A teoria marxista compõe-se de uma teoria cientifica, o materialismo histórico, e de uma filosofia, o materialismo dialético.
Para o materialismo, o mundo material é anterior ao espírito e este deriva daquele. Trata-se de uma visão oposta ao idealismo, que considera o mundo material como a encarnação da “ideia absoluta” da “consciência”. Para os materialistas, a história da filosofia tem uma longa tradição idealista que está pressuposta até nas teorias em que o idealismo não transparece de imediato, como a teoria do Primeiro Motor Imóvel, com a qual Aristóteles explica o movimento do mundo.
Segundo a visão materialista, o movimento é a propriedade fundamental da matéria e existe independentemente da consciência. A matéria é um dado primário e é a fonte consciência. A consciência é um dado secundário, derivado, pois é reflexo da matéria.
No entanto, é preciso distinguir o materialismo marxista, que é dialético, do materialismo anterior a ele, conhecido como materialismo mecanicista ou “vulgar”. Este se funda numa causalidade linear que simplifica grosseiramente a ação de matéria sobre o espírito, não permitindo ao homem nenhuma possibilidade de liberdade. Com o pensamento é reduzido a uma secreção do cérebro, e a ação humana é determinada pelas condições materiais das quais não pode fugir.

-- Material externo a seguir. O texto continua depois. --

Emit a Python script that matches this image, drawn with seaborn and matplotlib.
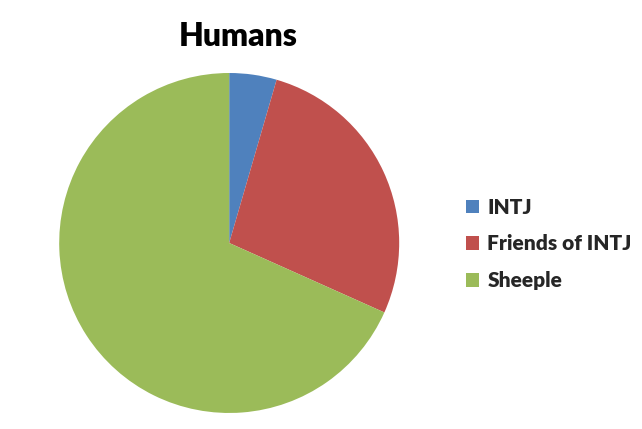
import matplotlib
matplotlib.use("Agg")
import matplotlib.pyplot as plt
import seaborn as sns
from matplotlib.patches import Patch

categories = ["INTJ", "Friends of INTJ", "Sheeple"]
values = [4.5, 27.2, 68.3]
colors = ["#4F81BD", "#C0504D", "#9BBB59"]
title = "Humans"

sns.set_theme(style="white")
plt.rcParams['font.family'] = ['Lato', 'DejaVu Sans']

fig = plt.figure(figsize=(6.42, 4.29), dpi=100)
fig.patch.set_facecolor("white")
ax = fig.add_axes([0.357 - 0.2648, 0.4336 - 0.39625, 0.5296, 0.7925])
ax.pie(values, colors=colors, startangle=90, counterclock=False,
       wedgeprops=dict(linewidth=0))
ax.set_aspect("equal")
ax.set_xlim(-1, 1)
ax.set_ylim(-1, 1)
ax.axis("off")

fig.text(238 / 642, 1 - 37 / 429, title, ha="center", va="center",
         fontsize=23, fontweight="heavy", color="black")

handles = [Patch(facecolor=c, edgecolor="none") for c in colors]
leg = fig.legend(handles, categories, loc="center left",
                 bbox_to_anchor=(466 / 642, 1 - 244 / 429),
                 frameon=False, prop=dict(weight="heavy", size=15),
                 handlelength=0.62, handleheight=0.62, handletextpad=0.4,
                 labelspacing=0.85, borderpad=0, borderaxespad=0)

fig.savefig("out.png", dpi=100, facecolor="white")
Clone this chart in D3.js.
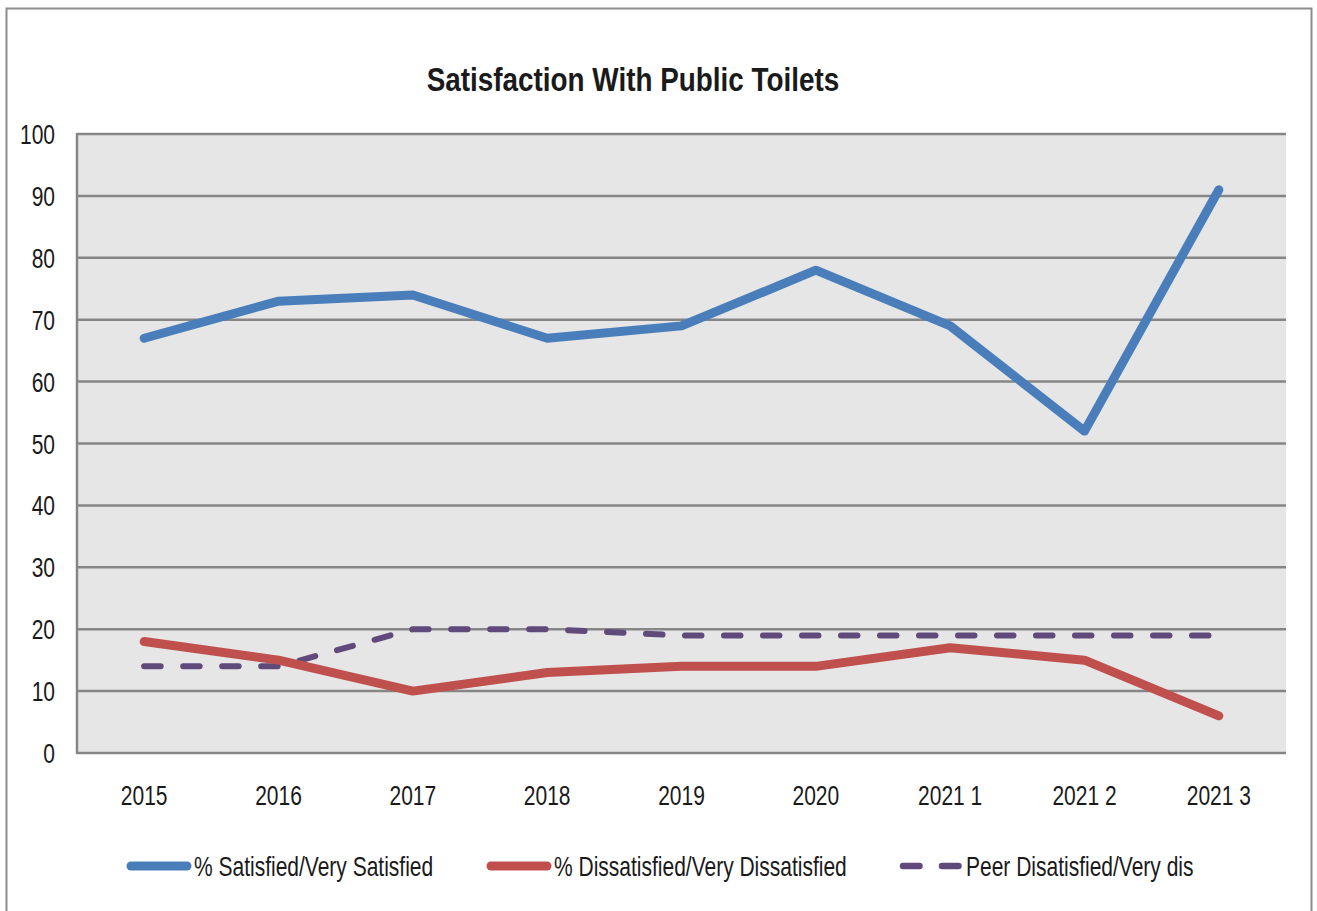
<!DOCTYPE html>
<html><head><meta charset="utf-8">
<script src="https://cdn.jsdelivr.net/npm/d3@7"></script>
<style>
html,body{margin:0;padding:0;background:#fff;}
svg text{font-family:"Liberation Sans Narrow","Arial Narrow","Liberation Sans",sans-serif;fill:#1a1a1a;}
</style></head>
<body>
<svg id="chart" width="1317" height="911"></svg>
<script>
const categories = ["2015","2016","2017","2018","2019","2020","2021 1","2021 2","2021 3"];
const satisfied = [67,73,74,67,69,78,69,52,91];
const dissatisfied = [18,15,10,13,14,14,17,15,6];
const peer = [14,14,20,20,19,19,19,19,19];
const yTicks = [0,10,20,30,40,50,60,70,80,90,100];
const seriesNames = ["% Satisfied/Very Satisfied","% Dissatisfied/Very Dissatisfied","Peer Disatisfied/Very dis"];

const SX = 0.75, FS = 28;
const svg = d3.select("#chart");
svg.append("rect").attr("x",6.5).attr("y",8.5).attr("width",1305).attr("height",920)
  .attr("fill","#fff").attr("stroke","#8c8c8c").attr("stroke-width",2);

const L=77,R=1286,T=134,B=753;
const x = d3.scaleBand().domain(categories).range([L,R]);
const y = d3.scaleLinear().domain([0,100]).range([B,T]);

svg.append("rect").attr("x",L).attr("y",T).attr("width",R-L).attr("height",B-T).attr("fill","#e6e6e6");

svg.append("g").selectAll("line").data(yTicks).join("line")
  .attr("x1",L).attr("x2",R).attr("y1",d=>y(d)).attr("y2",d=>y(d))
  .attr("stroke","#868686").attr("stroke-width",2.5);
svg.append("line").attr("x1",L).attr("x2",L).attr("y1",T-1).attr("y2",B+1)
  .attr("stroke","#868686").attr("stroke-width",2.5);

const yAxis = d3.axisLeft(y).tickValues(yTicks).tickSize(0).tickPadding(22);
const gy = svg.append("g").attr("transform",`translate(${L},0)`).call(yAxis);
gy.select(".domain").remove();
gy.selectAll("text").attr("font-size",FS).attr("font-family",null).attr("dy","0.34em")
  .attr("x",-22/SX).attr("transform",`scale(${SX},1)`);

const xAxis = d3.axisBottom(x).tickSize(0).tickPadding(32);
const gx = svg.append("g").attr("transform",`translate(0,${B})`).call(xAxis);
gx.select(".domain").remove();
gx.selectAll("text").attr("font-size",FS).attr("font-family",null).attr("transform",`scale(${SX},1)`);

svg.append("text").attr("transform","translate(633,91) scale(0.82,1)").attr("text-anchor","middle")
  .attr("font-size",34).attr("font-weight","bold").text("Satisfaction With Public Toilets");

const line = d3.line().x((d,i)=>x(categories[i])+x.bandwidth()/2).y(d=>y(d));
svg.append("path").datum(peer).attr("d",line).attr("fill","none")
  .attr("stroke","#604a7b").attr("stroke-width",6).attr("stroke-linecap","round")
  .attr("stroke-dasharray","16.5 22.5");
svg.append("path").datum(dissatisfied).attr("d",line).attr("fill","none")
  .attr("stroke","#c0504d").attr("stroke-width",9).attr("stroke-linecap","round").attr("stroke-linejoin","round");
svg.append("path").datum(satisfied).attr("d",line).attr("fill","none")
  .attr("stroke","#4a7ebb").attr("stroke-width",9).attr("stroke-linecap","round").attr("stroke-linejoin","round");

const leg = [
  {name:seriesNames[0], color:"#4a7ebb", x:131, dash:null, w:9},
  {name:seriesNames[1], color:"#c0504d", x:491, dash:null, w:9},
  {name:seriesNames[2], color:"#604a7b", x:903, dash:"16.5 22.5", w:6.5}
];
const lg = svg.append("g");
leg.forEach(d=>{
  lg.append("line").attr("x1",d.x).attr("x2",d.x+56).attr("y1",866).attr("y2",866)
    .attr("stroke",d.color).attr("stroke-width",d.w).attr("stroke-linecap","round")
    .attr("stroke-dasharray",d.dash);
  lg.append("text").attr("transform",`translate(${d.x+63},876) scale(${SX},1)`)
    .attr("font-size",FS).text(d.name);
});
</script>
</body></html>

Enquanto o materialismo mecanicista parte da constatação de um mundo composto de coisas e, em última análise, de partículas materiais que se combinam de forma inerte, o materialismo dialético parte da consideração de que os fenômenos materiais são processos. Tal mudança de enfoque se tornou possível porque no século XIX as ciências descobrem novas formas de movimento além do movimento mecânico de simples mudança de lugar ou deslocamento: a descoberta da transformação da energia, a descoberta da célula viva e a descoberta da evolução das espécies. Essas novas formas indicam a possibilidade de mudança qualitativa. O mundo não é uma realidade estática, não é um relógio, um mecanismo regulado pelo “divino relojoeiro”, mas é uma realidade dinâmica, é um complexo de processos. Por isso, a abordagem da realidade só pode ser feita de maneira dialética, que considera as coisas na sua dependência recíproca, e não linear. Como vimos em Hegel, a dialética se processa segundo a tríade da tese, da antítese e da síntese.
No contexto dialético, também o espírito não é consequência passiva da ação da matéria, podendo reagir sobre aquilo que o determina. Isso significa que a consciência do homem, mesmo sendo determinada pela matéria e estando historicamente situada, não é pura passividade: o conhecimento do determinismo liberta o homem por meio da ação deste sobre o mundo, possibilitando inclusive a ação revolucionária.
O materialismo histórico não é mais do que a aplicação dos princípios do materialismo dialético ao campo da história. E, como o próprio nome indica, é a explicação da história por fatores materiais (econômicos, técnicos). O sendo comum pretende explicar a história pela ação dos grandes homens, das grandes ideias ou, às vezes, até pela intervenção divina. Marx inverte esse processo: no lugar das ideias, estão os fatos materiais; no lugar dos heróis, a luta de classes. Não nega, com isso, que o homem tenha ideias, mas as explica pela estrutura material da sociedade: a ideia é algo secundário, não no sentido de menos importante, mas no de algo derivado das condições materiais.
As ideias que aparecem tanto no direito como na literatura, na filosofia, nas artes e na moral estão diretamente ligadas ao modo de produção econômica. Por exemplo, a valorização da fidelidade do vassalo ao suserano na moral na sociedade da Idade Média decorre da relação de produção que os liga fortemente. Sem a fidelidade, essa relação de produção estaria arruinada. Na sociedade contemporânea, baseada no modo de produção capitalista, com a emergência da industrialização em grande escala, surge o consumismo como valor, ou seja, o precisar ter coisa para se sentir humano e aceito na sociedade.
Portanto, para estudar a sociedade não se deve, segundo Marx, partir do que os homens dizem, imaginam ou pensam, mas da forma com produzem os bens materiais necessários a sua vida. É analisando o contato que os homens estabelecem com a natureza para transformá-la por meio do trabalho e as relações entre si que se descobre como eles produzem sua vida e suas ideias.